W tym roku nie odbędzie się inscenizacja bitwy pod Grunwaldem – poinformowali organizatorzy wydarzenia. To już drugi rok z rzędu, kiedy dziesiątki tysięcy widzów nie obejrzą na polach Grunwaldu rekonstrukcji jednej z największych bitew w historii średniowiecznej Europy.
W tym roku miała się odbyć 23. edycja inscenizacji bitwy pod Grunwaldem. Widowisko, które każdego roku oglądają dziesiątki tysięcy widzów, zaplanowano na 17 lipca. Tradycyjnie, impreza miała być częścią Dni Grunwaldu. Niestety, w tym roku rekonstrukcja jednej z największych bitew w średniowiecznej Europie również się nie odbędzie.
Nie będzie inscenizacji bitwy pod Grunwaldem
“Mamy świadomość, jak bardzo po długich miesiącach społecznej izolacji wszyscy wyczekujemy wielkich wydarzeń i powrotu do normalności. Jednak w związku z trudnym do przewidzenia rozwojem sytuacji epidemicznej i uwarunkowań prawnych dotyczących organizacji wydarzeń masowych, a przede wszystkim w trosce o bezpieczeństwo i zdrowie mieszkańców Warmii i Mazur oraz gości odwiedzających nasz region, z przykrością informujemy, że podjęliśmy decyzję o odwołaniu tegorocznych Dni Grunwaldu oraz inscenizacji bitwy” – napisali w komunikacie organizatorzy widowiska. Podpisali się pod nim marszałek Gustaw Marek Brzezin, przewodniczący zarządu Fundacji Grunwald
Henryk Kacprzyk i dyrektor Muzeum Bitwy pod Grunwaldem w Stębarku
Szymon Drej.
Dla uczczenia bitwy pod Grunwaldem, czyli w 611 rocznicę chwały polsko-litewskiego oręża, zostanie natomiast zorganizowany, w odpowiednim reżimie sanitarnym, uroczysty apel z udziałem oficjalnych delegacji.

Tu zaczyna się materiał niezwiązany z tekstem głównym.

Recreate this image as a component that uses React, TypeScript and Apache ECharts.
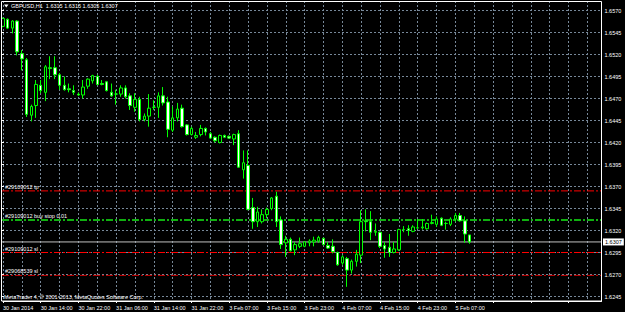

Od 1998 roku na pod Grunwaldem spotyka się ponad 3000 miłośników średniowiecza z całego świata. Na polach wielkiej bitwy gościli przedstawiciele z Niemiec, Włoch, Francji, Finlandii, Czech, Słowacji, Węgier, Rosji, Białorusi, Ukrainy, a nawet Stanów Zjednoczonych. Głównym punktem spotkania jest inscenizacja średniowiecznej bitwy. Na pole wychodzi wówczas ponad 1400 rycerzy. Widowisko odbywa się na oczach około 100 tys. widzów.